* **Set task**:
Output the full listing below exactly, without the pictures.

* **Data segment**:
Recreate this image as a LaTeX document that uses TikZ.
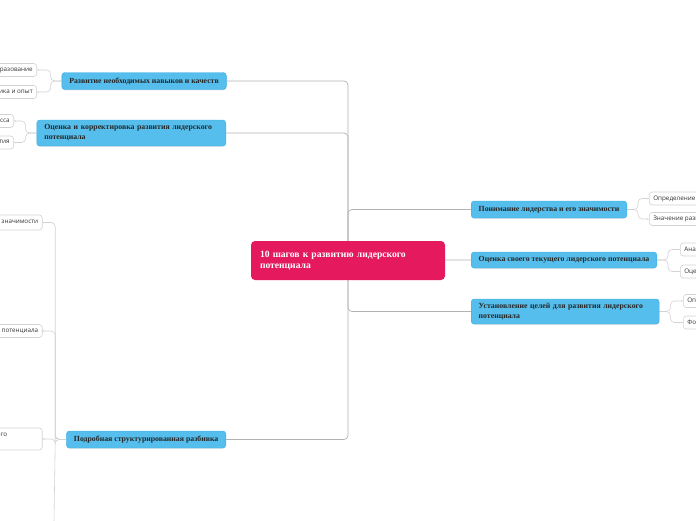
\documentclass[tikz,border=0pt]{standalone}
\usepackage{fontspec}
\setmainfont{Liberation Serif}
\newfontfamily\leaffont{Open Sans}
\usepackage{xcolor}
\usepackage{tikz}
\usetikzlibrary{arrows.meta,backgrounds,shadows}

\definecolor{rootpink}{HTML}{E5195E}
\definecolor{topicblue}{HTML}{55BEEC}
\definecolor{topicedge}{HTML}{3DAEE4}
\definecolor{linegray}{HTML}{B2B2B2}
\definecolor{leafgray}{HTML}{D2D2D2}

\tikzset{
  rootbox/.style={fill=rootpink, rounded corners=4pt, text=white,
    font=\bfseries\fontsize{9.6}{11.5}\selectfont, align=left,
    inner xsep=9pt, inner ysep=0pt, minimum height=39pt},
  topic/.style={fill=topicblue, draw=topicedge, line width=0.4pt,
    rounded corners=3pt, text=black!85,
    font=\bfseries\fontsize{7.8}{10}\selectfont, align=left,
    inner xsep=7.5pt, inner ysep=0pt, minimum height=17pt,
    drop shadow={opacity=0.18,shadow xshift=0pt,shadow yshift=-0.8pt}},
  leaf/.style={fill=white, draw=leafgray, line width=0.6pt,
    rounded corners=3pt, text=black!80,
    font=\leaffont\fontsize{6.3}{8.5}\selectfont,
    inner xsep=4pt, inner ysep=0pt, minimum height=#1},
  leaf/.default=13pt,
  trunk/.style={draw=linegray, line width=0.7pt, rounded corners=4pt},
  twig/.style={draw=leafgray, line width=0.6pt, rounded corners=4pt,
    -{Latex[length=1.6pt,width=1.8pt]}},
}

\begin{document}
\begin{tikzpicture}[x=1pt,y=-1pt]
\useasboundingbox (0,0) rectangle (696,520);

% main topics
\node[topic, anchor=east] (razv) at (226.5,81) {Развитие необходимых навыков и качеств};
\node[topic, anchor=east, text width=174pt, minimum height=26pt] (ockor) at (226,133)
  {Оценка и корректировка развития лидерского\\потенциала};
\node[topic, anchor=east] (podr) at (226,439.5) {Подробная структурированная разбивка};
\node[topic, anchor=west] (ponim) at (471,209.5) {Понимание лидерства и его значимости};
\node[topic, anchor=west, minimum height=16pt] (ocsvoe) at (471,260) {Оценка своего текущего лидерского потенциала};
\node[topic, anchor=west, text width=173pt, minimum height=25pt] (ustan) at (471,311.5)
  {Установление целей для развития лидерского\\потенциала};

% leaves on the left
\node[leaf, anchor=east] (obraz) at (37,70) {Образование};
\node[leaf, anchor=east] (prakt) at (37,92) {Практика и опыт};
\node[leaf, anchor=east] (monit) at (14,121) {Мониторинг прогресса};
\node[leaf, anchor=east] (korr) at (14,142.5) {Корректировка плана развития};
\node[leaf=15pt, anchor=east] (sub1) at (42.5,222.5) {Понимание лидерства и его значимости};
\node[leaf, anchor=east] (sub2) at (42.5,331) {Оценка своего текущего лидерского потенциала};
\node[leaf=22pt, anchor=east, align=left] (sub3) at (42.5,439)
  {Установление целей для развития лидерского\hspace*{31pt}\\потенциала};
\coordinate (podrmore) at (54,522);

% leaves on the right
\node[leaf, anchor=west] (opred) at (649,198.5) {Определение лидерства};
\node[leaf, anchor=west] (znach) at (649,219) {Значение развития лидерства};
\node[leaf, anchor=west] (anal) at (680,249.5) {Анализ сильных сторон};
\node[leaf, anchor=west] (ocen) at (680,271.5) {Оценка слабых сторон};
\node[leaf, anchor=west] (opcel) at (683,301) {Определение целей};
\node[leaf, anchor=west] (form) at (683,322.5) {Формулирование плана};

% central topic
\node[rootbox, text width=176pt] (root) at (348,260.5) {10 шагов к развитию лидерского\\потенциала};

\begin{scope}[on background layer]
\foreach \t in {razv,ockor,podr} \draw[trunk] (root.center) |- (\t.east);
\foreach \t in {ponim,ocsvoe,ustan} \draw[trunk] (root.center) |- (\t.west);
\foreach \l in {obraz,prakt} \draw[twig] (razv.west) -- ++(-11,0) |- (\l.east);
\foreach \l in {monit,korr} \draw[twig] (ockor.west) -- ++(-11,0) |- (\l.east);
\foreach \l in {sub1,sub2,sub3} \draw[twig] (podr.west) -- ++(-11,0) |- (\l.east);
\draw[twig,-] (podr.west) -- ++(-11,0) -- (podrmore);
\foreach \l in {opred,znach} \draw[twig] (ponim.east) -- ++(11,0) |- (\l.west);
\foreach \l in {anal,ocen} \draw[twig] (ocsvoe.east) -- ++(11,0) |- (\l.west);
\foreach \l in {opcel,form} \draw[twig] (ustan.east) -- ++(11,0) |- (\l.west);
\end{scope}
\end{tikzpicture}
\end{document}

* **Finished task**:
Recreate this image as a LaTeX document that uses TikZ.
\documentclass[tikz,border=0pt]{standalone}
\usepackage{fontspec}
\setmainfont{Liberation Serif}
\newfontfamily\leaffont{Open Sans}
\usepackage{xcolor}
\usepackage{tikz}
\usetikzlibrary{arrows.meta,backgrounds,shadows}

\definecolor{rootpink}{HTML}{E5195E}
\definecolor{topicblue}{HTML}{55BEEC}
\definecolor{topicedge}{HTML}{3DAEE4}
\definecolor{linegray}{HTML}{B2B2B2}
\definecolor{leafgray}{HTML}{D2D2D2}

\tikzset{
  rootbox/.style={fill=rootpink, rounded corners=4pt, text=white,
    font=\bfseries\fontsize{9.6}{11.5}\selectfont, align=left,
    inner xsep=9pt, inner ysep=0pt, minimum height=39pt},
  topic/.style={fill=topicblue, draw=topicedge, line width=0.4pt,
    rounded corners=3pt, text=black!85,
    font=\bfseries\fontsize{7.8}{10}\selectfont, align=left,
    inner xsep=7.5pt, inner ysep=0pt, minimum height=17pt,
    drop shadow={opacity=0.18,shadow xshift=0pt,shadow yshift=-0.8pt}},
  leaf/.style={fill=white, draw=leafgray, line width=0.6pt,
    rounded corners=3pt, text=black!80,
    font=\leaffont\fontsize{6.3}{8.5}\selectfont,
    inner xsep=4pt, inner ysep=0pt, minimum height=#1},
  leaf/.default=13pt,
  trunk/.style={draw=linegray, line width=0.7pt, rounded corners=4pt},
  twig/.style={draw=leafgray, line width=0.6pt, rounded corners=4pt,
    -{Latex[length=1.6pt,width=1.8pt]}},
}

\begin{document}
\begin{tikzpicture}[x=1pt,y=-1pt]
\useasboundingbox (0,0) rectangle (696,520);

% main topics
\node[topic, anchor=east] (razv) at (226.5,81) {Развитие необходимых навыков и качеств};
\node[topic, anchor=east, text width=174pt, minimum height=26pt] (ockor) at (226,133)
  {Оценка и корректировка развития лидерского\\потенциала};
\node[topic, anchor=east] (podr) at (226,439.5) {Подробная структурированная разбивка};
\node[topic, anchor=west] (ponim) at (471,209.5) {Понимание лидерства и его значимости};
\node[topic, anchor=west, minimum height=16pt] (ocsvoe) at (471,260) {Оценка своего текущего лидерского потенциала};
\node[topic, anchor=west, text width=173pt, minimum height=25pt] (ustan) at (471,311.5)
  {Установление целей для развития лидерского\\потенциала};

% leaves on the left
\node[leaf, anchor=east] (obraz) at (37,70) {Образование};
\node[leaf, anchor=east] (prakt) at (37,92) {Практика и опыт};
\node[leaf, anchor=east] (monit) at (14,121) {Мониторинг прогресса};
\node[leaf, anchor=east] (korr) at (14,142.5) {Корректировка плана развития};
\node[leaf=15pt, anchor=east] (sub1) at (42.5,222.5) {Понимание лидерства и его значимости};
\node[leaf, anchor=east] (sub2) at (42.5,331) {Оценка своего текущего лидерского потенциала};
\node[leaf=22pt, anchor=east, align=left] (sub3) at (42.5,439)
  {Установление целей для развития лидерского\hspace*{31pt}\\потенциала};
\coordinate (podrmore) at (54,522);

% leaves on the right
\node[leaf, anchor=west] (opred) at (649,198.5) {Определение лидерства};
\node[leaf, anchor=west] (znach) at (649,219) {Значение развития лидерства};
\node[leaf, anchor=west] (anal) at (680,249.5) {Анализ сильных сторон};
\node[leaf, anchor=west] (ocen) at (680,271.5) {Оценка слабых сторон};
\node[leaf, anchor=west] (opcel) at (683,301) {Определение целей};
\node[leaf, anchor=west] (form) at (683,322.5) {Формулирование плана};

% central topic
\node[rootbox, text width=176pt] (root) at (348,260.5) {10 шагов к развитию лидерского\\потенциала};

\begin{scope}[on background layer]
\foreach \t in {razv,ockor,podr} \draw[trunk] (root.center) |- (\t.east);
\foreach \t in {ponim,ocsvoe,ustan} \draw[trunk] (root.center) |- (\t.west);
\foreach \l in {obraz,prakt} \draw[twig] (razv.west) -- ++(-11,0) |- (\l.east);
\foreach \l in {monit,korr} \draw[twig] (ockor.west) -- ++(-11,0) |- (\l.east);
\foreach \l in {sub1,sub2,sub3} \draw[twig] (podr.west) -- ++(-11,0) |- (\l.east);
\draw[twig,-] (podr.west) -- ++(-11,0) -- (podrmore);
\foreach \l in {opred,znach} \draw[twig] (ponim.east) -- ++(11,0) |- (\l.west);
\foreach \l in {anal,ocen} \draw[twig] (ocsvoe.east) -- ++(11,0) |- (\l.west);
\foreach \l in {opcel,form} \draw[twig] (ustan.east) -- ++(11,0) |- (\l.west);
\end{scope}
\end{tikzpicture}
\end{document}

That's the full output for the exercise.